Jaider Esbell (1979-2021) was an artist and indigenous rights activist. In his works he built connections between the communal ontoepistemological values of his people, the Makuxi, and white-national imaginings of indigenous cultures. Exercising what he called Artivism, Jaider Esbell united artistic creation with the defense of indigenous and land rights. His oeuvre has been consolidated worldwide, with the participation in exhibitions such as the 59th Venice Biennale (2022) and the 34th Bienal Internacional de São Paulo (2021), and his work is featured in important collections such as the Center Georges Pompidou in Paris.

Laura Harris

Laura Harris is an Assistant Professor in the Cinema Studies and Art & Public Policy Departments in the Tisch School of the Arts at New York University.  She holds a Ph.D. in Social and Cultural Analysis from the Graduate School of Arts and Sciences at New York University. Her writing, which has focused on experimental aesthetic and social practices in the Americas, has appeared in journals such as Social Text, Women & Performance, Criticism and sx salon.  Her first book, Experiments in Exile: C. L. R. James, Hélio Oiticica and the Aesthetic Sociality of Blackness, was published by Fordham University Press.

Pedro Daher

Pedro Daher is a current PhD candidate in Comparative Literature at UC Irvine.

Rodrigo Cardoso

Rodrigo Octávio Cardoso is a FONDECYT post-doctoral fellow at the University of Chile.
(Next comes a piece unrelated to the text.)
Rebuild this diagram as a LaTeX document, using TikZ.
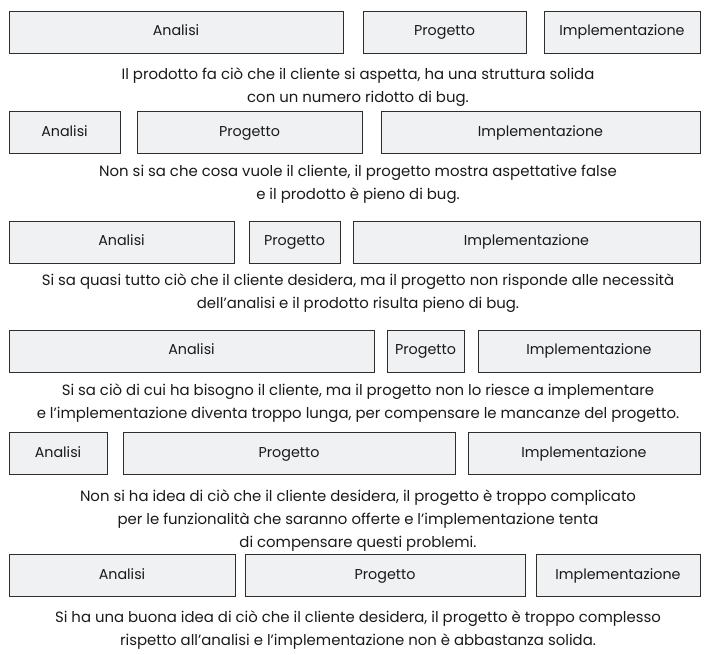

PhD in Literary Theory and History from the State University of Campinas, with a thesis on primitivism and Latin American avant-garde with post- and decolonial perspectives, he has published articles on modern Brazilian poetry, Latin-American avant-gardes and literary theory.

Salloma Salomão

Salomão Jovino is a historian, playwright and artist with a PhD from PUC-SP and is currently a researcher and teacher at the Santo André Foundation and a researcher at the Lisbon University Social Sciences Institute. His work deals with black sociability in the city of São Paulo and the inscription of Afrodiasporic culture in Brazilian history. He has written and directed plays such as A arca de Ébano (2015) and Agosto na cidade murada (2018), and offers consultancy to different black theater companies. Co-editor of Sampa Mundi Magazine and Aruanda Mundi.

Suene Honorato

Suene Honorato was born in Goiânia in 1981. She holds a PhD in Literary Theory and History from the State University of Campinas (2013). Since 2014, she has been a professor at the Literature Department of the Federal University of Ceará. In 2021, she joined the faculty of the Graduate Program in Literature at the same institution, researching indigenous literatures.

Val Souza

Val Souza (São Paulo, 1985) has a degree in Education from Universidade Presbiteriana Mackenzie, a master's degree in Dance from Universidade Federal da Bahia, and works predominantly in performance. She came to her artistic practice through the study of philosophy, cultural studies, and a strong interest in the history and iconography of black women, a fact that drives her work. Her practice incorporates photography, video, and installation through an ongoing exploration of self-exposure and subjectivity in the pursuit of empowering the black community and community of color. In 2020 she received the ZUM Photography Grant from Instituto Moreira Salles, in 2022 she was the winner and received an honorable mention in the Creative Life Before colonialism competition from Place Africa/ Black Academy in partnership with Goethe Mannheim, in 2023 she was one of those selected for the new photography program MIS/SP Museu da Imagem e do Som de São Paulo.